>> Start Source data

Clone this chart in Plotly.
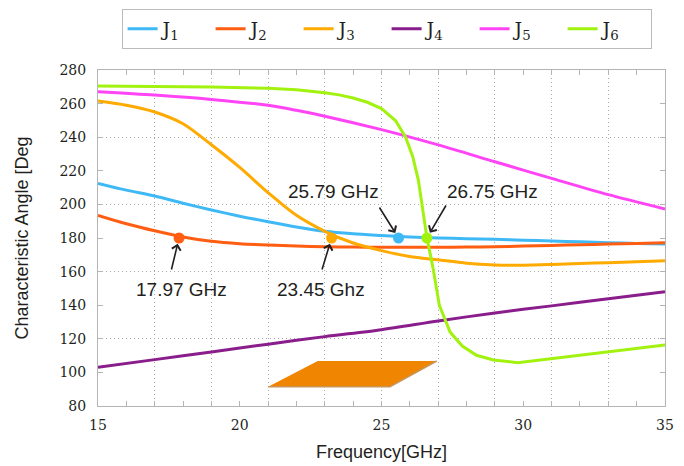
import plotly.graph_objects as go

# ---------------- data ----------------
FREQ = [15, 16, 17, 18, 19, 20, 21, 22, 23, 24, 25, 26, 27, 28, 29, 30, 31, 32, 33, 34, 35]

J1 = [212.5, 208.5, 205.0, 200.7, 196.7, 193.0, 189.7, 186.6, 184.0, 182.5, 181.5, 180.6, 180.0,
      179.6, 179.2, 178.7, 178.2, 177.7, 177.2, 176.8, 176.4]
J2 = [193.5, 188.5, 184.3, 180.6, 178.0, 176.6, 175.8, 175.2, 174.8, 174.6, 174.5, 174.5, 174.5,
      174.6, 174.8, 175.2, 175.6, 176.0, 176.4, 176.8, 177.2]

J3_FREQ = [15, 16, 17, 18, 19, 20, 21, 22, 23, 24, 25, 26, 27, 28, 29, 30, 31, 32, 33, 34, 35]
J3 = [261.5, 259.0, 255.0, 248.0, 235.5, 222.0, 207.0, 193.5, 184.0, 177.0, 172.5, 169.0, 167.0,
      165.0, 164.0, 163.8, 164.2, 164.8, 165.3, 165.9, 166.5]

J4_FREQ = [15, 17, 19, 21, 23, 25, 27, 29, 31, 33, 35]
J4 = [103.0, 107.6, 112.2, 116.8, 121.3, 125.4, 130.6, 135.4, 139.6, 143.8, 148.0]

J5_FREQ = [15, 17, 19, 21, 22, 23, 25, 27, 29, 31, 33, 35]
J5 = [267.1, 265.1, 262.5, 259.0, 256.0, 252.5, 244.5, 235.4, 225.4, 215.5, 205.8, 197.3]

J6_FREQ = [15, 17, 19, 21, 22, 23, 23.5, 24, 24.5, 25, 25.5, 25.85, 26.1, 26.3, 26.45, 26.6,
           26.83, 27.04, 27.42, 27.85, 28.35, 28.95, 29.8, 31, 33, 35]
J6 = [270.5, 270.3, 269.9, 269.1, 268.2, 266.5, 265.2, 263.3, 260.8, 257.0, 249.8, 240.0, 228.5,
      214.5, 196.0, 180.5, 161.0, 140.0, 124.0, 115.7, 110.2, 107.4, 105.8, 108.2, 112.2, 116.3]

SERIES_NAMES = ["J<sub>1</sub>", "J<sub>2</sub>", "J<sub>3</sub>", "J<sub>4</sub>", "J<sub>5</sub>", "J<sub>6</sub>"]
SERIES_COLORS = ["#3FB9F6", "#FF5E12", "#FFAA00", "#8A1D8C", "#FF44F5", "#A2F20F"]

# marked points (as drawn) and their labels
MARK_FREQ = [17.86, 23.24, 25.6, 26.6]
MARK_VAL = [180, 180, 180, 180]
MARK_COLORS = ["#FF5E12", "#FFAA00", "#3FB9F6", "#A2F20F"]
MARK_LABELS = ["17.97 GHz", "23.45 Ghz", "25.79 GHz", "26.75 GHz"]
LABEL_FREQ = [17.93, 22.87, 23.29, 28.9]
LABEL_VAL = [149.6, 149.6, 207.7, 207.4]
ARROW_AX = [-8, -10, -20, 20]
ARROW_AY = [33, 33, -32, -34]

# patch illustration (parallelogram) in data coordinates
PATCH_X = [21.0, 25.3, 26.95, 22.75]
PATCH_Y = [91.5, 91.5, 106.8, 106.8]

X_TICKS = [15, 20, 25, 30, 35]
Y_TICKS = [80, 100, 120, 140, 160, 180, 200, 220, 240, 260, 280]
X_GRID = [17, 19, 21, 23, 25, 27, 29, 31, 33]
Y_GRID = [120, 160, 200, 240]

# ---------------- figure ----------------
fig = go.Figure()

xs = [FREQ, FREQ, J3_FREQ, J4_FREQ, J5_FREQ, J6_FREQ]
ys = [J1, J2, J3, J4, J5, J6]
for name, color, xv, yv in zip(SERIES_NAMES, SERIES_COLORS, xs, ys):
    shape = "linear" if name.endswith("6</sub>") else "spline"
    fig.add_trace(go.Scatter(x=xv, y=yv, mode="lines", name=name,
                             line=dict(color=color, width=3, shape=shape, smoothing=0.8)))

fig.add_trace(go.Scatter(x=MARK_FREQ, y=MARK_VAL, mode="markers", showlegend=False,
                         marker=dict(color=MARK_COLORS, size=11, line=dict(width=0))))

# empty trace to hold the overlay grid axes
fig.add_trace(go.Scatter(x=[], y=[], xaxis="x2", yaxis="y2", showlegend=False, hoverinfo="skip"))

# patch shape
path = "M " + " L ".join(f"{x},{y}" for x, y in zip(PATCH_X, PATCH_Y)) + " Z"
fig.add_shape(type="path", path=path, xref="x", yref="y", fillcolor="#EF8500",
              line=dict(width=0), layer="above")
fig.add_shape(type="path",
              path=f"M {PATCH_X[0]},{PATCH_Y[0]} L {PATCH_X[1]},{PATCH_Y[1]} L {PATCH_X[2]},{PATCH_Y[2]}",
              xref="x", yref="y", line=dict(color="#C9955A", width=1.5), layer="above")

text_font = dict(family="Liberation Sans, Arial, sans-serif", size=19, color="#231F20")
for fx, fy, ax, ay in zip(MARK_FREQ, MARK_VAL, ARROW_AX, ARROW_AY):
    fig.add_annotation(x=fx, y=fy, xref="x", yref="y", text="", showarrow=True,
                       ax=ax, ay=ay, arrowhead=4, arrowsize=1.1, arrowwidth=1.6,
                       arrowcolor="#231F20", standoff=6)
for lx, ly, lab in zip(LABEL_FREQ, LABEL_VAL, MARK_LABELS):
    fig.add_annotation(x=lx, y=ly, xref="x", yref="y", text=lab, showarrow=False,
                       font=text_font)

tick_font = dict(family="DejaVu Serif, serif", size=14, color="#231F20")
axis_col = "#B4B4B4"
grid_col = "#A8A8A8"

fig.update_layout(
    width=684, height=466,
    margin=dict(l=98, r=19, t=70, b=60, autoexpand=False),
    paper_bgcolor="white", plot_bgcolor="white",
    showlegend=True,
    legend=dict(orientation="h", x=0.509, xanchor="center", y=1.1815, yanchor="top",
                bordercolor="#BBBBBB", borderwidth=1, bgcolor="white",
                font=dict(family="DejaVu Serif, serif", size=19, color="#231F20"),
                entrywidth=43, entrywidthmode="pixels", tracegroupgap=0),
    xaxis=dict(range=[15, 35], tickmode="array", tickvals=X_TICKS,
               ticks="inside", ticklen=5, tickcolor=axis_col, showgrid=False, zeroline=False,
               showline=True, linecolor=axis_col, linewidth=1, mirror="ticks",
               tickfont=tick_font, ticklabelstandoff=6, automargin=False,
               minor=dict(dtick=1, tick0=15, ticks="inside", ticklen=5, tickcolor=axis_col,
                          showgrid=False),
               title=dict(text="Frequency[GHz]", standoff=13,
                          font=dict(family="Liberation Sans, Arial, sans-serif", size=18,
                                    color="#231F20"))),
    yaxis=dict(range=[80, 280], tickmode="array", tickvals=Y_TICKS,
               ticks="inside", ticklen=5, tickcolor=axis_col, showgrid=False, zeroline=False,
               showline=True, linecolor=axis_col, linewidth=1, mirror="ticks",
               tickfont=tick_font, ticklabelstandoff=8, automargin=False,
               title=dict(text="Characteristic Angle [Deg", standoff=26,
                          font=dict(family="Liberation Sans, Arial, sans-serif", size=18,
                                    color="#231F20"))),
    xaxis2=dict(overlaying="x", range=[15, 35], tickmode="array", tickvals=X_GRID,
                showgrid=True, gridcolor=grid_col, griddash="1px,3px", gridwidth=1,
                showticklabels=False, ticks="", showline=False, zeroline=False),
    yaxis2=dict(overlaying="y", range=[80, 280], tickmode="array", tickvals=Y_GRID,
                showgrid=True, gridcolor=grid_col, griddash="1px,3px", gridwidth=1,
                showticklabels=False, ticks="", showline=False, zeroline=False),
)

fig.write_html("out.html", config={"displayModeBar": False},
               post_script="document.body.style.margin='0px';")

>> End Source data

## Required work
Return only the lines running from the top of the data to the line that holds "Y_GRID = [120, 160, 200, 240]". Include both of those lines, but skip the pictures.

## Task result
Clone this chart in Plotly.
import plotly.graph_objects as go

# ---------------- data ----------------
FREQ = [15, 16, 17, 18, 19, 20, 21, 22, 23, 24, 25, 26, 27, 28, 29, 30, 31, 32, 33, 34, 35]

J1 = [212.5, 208.5, 205.0, 200.7, 196.7, 193.0, 189.7, 186.6, 184.0, 182.5, 181.5, 180.6, 180.0,
      179.6, 179.2, 178.7, 178.2, 177.7, 177.2, 176.8, 176.4]
J2 = [193.5, 188.5, 184.3, 180.6, 178.0, 176.6, 175.8, 175.2, 174.8, 174.6, 174.5, 174.5, 174.5,
      174.6, 174.8, 175.2, 175.6, 176.0, 176.4, 176.8, 177.2]

J3_FREQ = [15, 16, 17, 18, 19, 20, 21, 22, 23, 24, 25, 26, 27, 28, 29, 30, 31, 32, 33, 34, 35]
J3 = [261.5, 259.0, 255.0, 248.0, 235.5, 222.0, 207.0, 193.5, 184.0, 177.0, 172.5, 169.0, 167.0,
      165.0, 164.0, 163.8, 164.2, 164.8, 165.3, 165.9, 166.5]

J4_FREQ = [15, 17, 19, 21, 23, 25, 27, 29, 31, 33, 35]
J4 = [103.0, 107.6, 112.2, 116.8, 121.3, 125.4, 130.6, 135.4, 139.6, 143.8, 148.0]

J5_FREQ = [15, 17, 19, 21, 22, 23, 25, 27, 29, 31, 33, 35]
J5 = [267.1, 265.1, 262.5, 259.0, 256.0, 252.5, 244.5, 235.4, 225.4, 215.5, 205.8, 197.3]

J6_FREQ = [15, 17, 19, 21, 22, 23, 23.5, 24, 24.5, 25, 25.5, 25.85, 26.1, 26.3, 26.45, 26.6,
           26.83, 27.04, 27.42, 27.85, 28.35, 28.95, 29.8, 31, 33, 35]
J6 = [270.5, 270.3, 269.9, 269.1, 268.2, 266.5, 265.2, 263.3, 260.8, 257.0, 249.8, 240.0, 228.5,
      214.5, 196.0, 180.5, 161.0, 140.0, 124.0, 115.7, 110.2, 107.4, 105.8, 108.2, 112.2, 116.3]

SERIES_NAMES = ["J<sub>1</sub>", "J<sub>2</sub>", "J<sub>3</sub>", "J<sub>4</sub>", "J<sub>5</sub>", "J<sub>6</sub>"]
SERIES_COLORS = ["#3FB9F6", "#FF5E12", "#FFAA00", "#8A1D8C", "#FF44F5", "#A2F20F"]

# marked points (as drawn) and their labels
MARK_FREQ = [17.86, 23.24, 25.6, 26.6]
MARK_VAL = [180, 180, 180, 180]
MARK_COLORS = ["#FF5E12", "#FFAA00", "#3FB9F6", "#A2F20F"]
MARK_LABELS = ["17.97 GHz", "23.45 Ghz", "25.79 GHz", "26.75 GHz"]
LABEL_FREQ = [17.93, 22.87, 23.29, 28.9]
LABEL_VAL = [149.6, 149.6, 207.7, 207.4]
ARROW_AX = [-8, -10, -20, 20]
ARROW_AY = [33, 33, -32, -34]

# patch illustration (parallelogram) in data coordinates
PATCH_X = [21.0, 25.3, 26.95, 22.75]
PATCH_Y = [91.5, 91.5, 106.8, 106.8]

X_TICKS = [15, 20, 25, 30, 35]
Y_TICKS = [80, 100, 120, 140, 160, 180, 200, 220, 240, 260, 280]
X_GRID = [17, 19, 21, 23, 25, 27, 29, 31, 33]
Y_GRID = [120, 160, 200, 240]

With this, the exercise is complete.